On November 10th, Bishop Hazelwood joined us for worship, luncheon, and a book signing. He was delightful as always. He introduced the congregation to his new book Everyday Spirituality, beginning his sermon with a story of his own struggle to find spiritual practices meaningful to him. Traditional spiritual practices did not come naturally to him. He is a seeker, he says, for spirituality that has meaning for him everyday, that isn’t set apart from his daily existence or daily tasks. In the introduction, he writes:
“This is a book about everyday life. In living an everyday ordinary, seemingly routine life, we are living out a spirituality. Not the kind of spirituality that’s set apart. Not the kind where you go off to a retreat center for silence and good food and walks in nature. I’ve got nothing against that, and in fact, I enjoy those retreats myself. But I need a spirituality that is real for me on Mondays at 6 a.m. when the alarm goes off, and Thursday during dinner with my kids, and Fridays between the grocery store and the gym. This is a book that connects the stuff we do every day, every week or every so often with God.”

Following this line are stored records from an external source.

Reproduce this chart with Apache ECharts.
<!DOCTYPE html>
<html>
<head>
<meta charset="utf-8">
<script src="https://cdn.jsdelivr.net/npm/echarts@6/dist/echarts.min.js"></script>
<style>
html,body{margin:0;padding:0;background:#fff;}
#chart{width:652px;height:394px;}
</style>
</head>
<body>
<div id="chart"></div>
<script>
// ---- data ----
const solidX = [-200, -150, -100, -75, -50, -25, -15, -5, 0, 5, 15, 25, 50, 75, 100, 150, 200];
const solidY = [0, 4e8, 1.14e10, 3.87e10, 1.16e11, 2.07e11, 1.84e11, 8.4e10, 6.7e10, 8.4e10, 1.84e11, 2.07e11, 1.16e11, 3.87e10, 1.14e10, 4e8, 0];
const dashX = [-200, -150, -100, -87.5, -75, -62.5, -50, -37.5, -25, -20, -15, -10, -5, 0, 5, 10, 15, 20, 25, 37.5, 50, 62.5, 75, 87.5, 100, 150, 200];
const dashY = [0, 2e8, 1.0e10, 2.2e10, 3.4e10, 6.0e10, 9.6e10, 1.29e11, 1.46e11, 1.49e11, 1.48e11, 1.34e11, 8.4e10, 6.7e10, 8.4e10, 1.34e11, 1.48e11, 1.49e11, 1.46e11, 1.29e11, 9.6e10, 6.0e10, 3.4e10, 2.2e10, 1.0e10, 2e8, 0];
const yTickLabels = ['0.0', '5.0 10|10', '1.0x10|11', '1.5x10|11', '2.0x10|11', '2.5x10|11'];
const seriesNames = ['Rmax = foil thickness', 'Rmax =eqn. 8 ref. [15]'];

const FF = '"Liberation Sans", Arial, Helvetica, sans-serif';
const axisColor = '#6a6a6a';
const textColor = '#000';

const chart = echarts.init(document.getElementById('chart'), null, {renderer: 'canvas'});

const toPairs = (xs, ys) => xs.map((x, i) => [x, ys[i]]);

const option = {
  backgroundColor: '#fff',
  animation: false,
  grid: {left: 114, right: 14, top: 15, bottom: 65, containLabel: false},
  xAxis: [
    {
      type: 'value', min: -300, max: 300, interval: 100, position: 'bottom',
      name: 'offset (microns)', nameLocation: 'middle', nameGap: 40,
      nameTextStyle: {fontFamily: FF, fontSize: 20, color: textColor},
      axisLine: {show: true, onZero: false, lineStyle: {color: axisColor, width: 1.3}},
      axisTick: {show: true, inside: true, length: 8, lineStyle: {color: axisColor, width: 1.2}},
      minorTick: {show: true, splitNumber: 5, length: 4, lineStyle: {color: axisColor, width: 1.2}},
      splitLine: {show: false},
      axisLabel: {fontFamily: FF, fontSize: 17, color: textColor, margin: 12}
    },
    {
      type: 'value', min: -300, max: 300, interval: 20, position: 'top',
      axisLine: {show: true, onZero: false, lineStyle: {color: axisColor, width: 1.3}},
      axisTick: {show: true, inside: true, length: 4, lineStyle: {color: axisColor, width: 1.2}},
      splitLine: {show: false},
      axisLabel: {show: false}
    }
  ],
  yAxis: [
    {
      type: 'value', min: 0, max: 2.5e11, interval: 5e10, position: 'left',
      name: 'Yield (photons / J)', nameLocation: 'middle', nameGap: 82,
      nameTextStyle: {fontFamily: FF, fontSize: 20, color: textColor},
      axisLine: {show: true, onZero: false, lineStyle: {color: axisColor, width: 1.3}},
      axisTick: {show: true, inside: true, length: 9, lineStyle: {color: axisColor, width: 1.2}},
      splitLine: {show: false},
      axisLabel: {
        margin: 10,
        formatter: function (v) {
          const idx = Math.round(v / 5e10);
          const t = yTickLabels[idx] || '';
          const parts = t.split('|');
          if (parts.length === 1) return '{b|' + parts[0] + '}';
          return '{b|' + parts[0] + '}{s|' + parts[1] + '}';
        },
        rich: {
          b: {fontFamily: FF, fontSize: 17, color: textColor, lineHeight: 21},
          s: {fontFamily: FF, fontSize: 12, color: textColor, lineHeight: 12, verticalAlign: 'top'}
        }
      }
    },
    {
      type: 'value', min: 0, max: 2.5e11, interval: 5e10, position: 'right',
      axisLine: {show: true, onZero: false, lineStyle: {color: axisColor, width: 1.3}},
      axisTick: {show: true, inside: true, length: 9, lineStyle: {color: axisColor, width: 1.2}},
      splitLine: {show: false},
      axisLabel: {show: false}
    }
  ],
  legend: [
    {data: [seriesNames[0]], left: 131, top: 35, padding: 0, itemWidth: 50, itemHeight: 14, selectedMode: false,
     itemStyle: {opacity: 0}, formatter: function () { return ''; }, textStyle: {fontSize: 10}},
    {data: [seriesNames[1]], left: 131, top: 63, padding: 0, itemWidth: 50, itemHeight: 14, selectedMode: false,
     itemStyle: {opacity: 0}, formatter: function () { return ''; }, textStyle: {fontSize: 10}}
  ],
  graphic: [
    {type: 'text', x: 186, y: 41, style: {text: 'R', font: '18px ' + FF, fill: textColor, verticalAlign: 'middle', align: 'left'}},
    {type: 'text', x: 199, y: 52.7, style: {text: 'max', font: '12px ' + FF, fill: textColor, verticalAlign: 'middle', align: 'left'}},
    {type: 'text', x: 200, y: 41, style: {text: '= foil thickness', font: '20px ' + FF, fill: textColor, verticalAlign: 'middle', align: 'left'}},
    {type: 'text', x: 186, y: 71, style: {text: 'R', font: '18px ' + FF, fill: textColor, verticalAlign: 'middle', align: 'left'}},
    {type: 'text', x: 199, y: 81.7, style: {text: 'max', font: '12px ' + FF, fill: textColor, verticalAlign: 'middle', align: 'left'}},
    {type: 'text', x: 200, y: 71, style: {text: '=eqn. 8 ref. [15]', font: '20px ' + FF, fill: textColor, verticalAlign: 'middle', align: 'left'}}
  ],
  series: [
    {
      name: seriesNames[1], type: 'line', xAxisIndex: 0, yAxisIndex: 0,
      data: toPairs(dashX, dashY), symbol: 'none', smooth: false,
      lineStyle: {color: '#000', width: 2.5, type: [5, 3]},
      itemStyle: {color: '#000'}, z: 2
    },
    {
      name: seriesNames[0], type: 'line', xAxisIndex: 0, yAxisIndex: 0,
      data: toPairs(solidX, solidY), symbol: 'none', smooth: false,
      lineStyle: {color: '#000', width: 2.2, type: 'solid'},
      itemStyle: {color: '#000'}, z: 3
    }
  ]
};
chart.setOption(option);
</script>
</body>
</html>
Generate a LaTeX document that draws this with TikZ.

He has developed a card game to go with the book to use in small groups or at home or with friends or the congregation, as we did during the sermon on Sunday. Each card has a question on it inviting a conversation about our own experiences, or something important to us. For example, what are three things you’d like to be remembered for after you die, or one I liked very much: “Once, this really weird thing happened to me…Tell us about it.”
After the service, during the lunch, I heard snippets of conversation as I walked around tables or greeted people with their coffee. I could tell the Bishop had connected with the congregation, because people were talking about their own spirituality. One person talk about being in the woods in northern Minnesota, “that’s my spirituality, he said.” Another person told me about his experiences sailing as a crew member of a historic Gloucester ship, the camaraderie. Someone else talked about her photography. It was exciting for me to see the conversation from the worship service continue when we went downstairs for lunch. The thing you want most, as a pastor, or at least what I what most as a pastor is that faith be alive, a “living, busy, active, mighty thing” Luther called it. It’s always wonderful to see that in people’s lives, and I saw it on Sunday. After he finished his corn chowder and salad, Bishop Hazelwood stayed at his table with us in the middle of the room; people came to get their books signed, then sat down and began to talk with him about their experiences. He’s an inviting, personable man, and we connected with him, and with his book. Most of all, we connected with what is holy in our lives, with God in our everyday lives. All in all, a wonderful morning.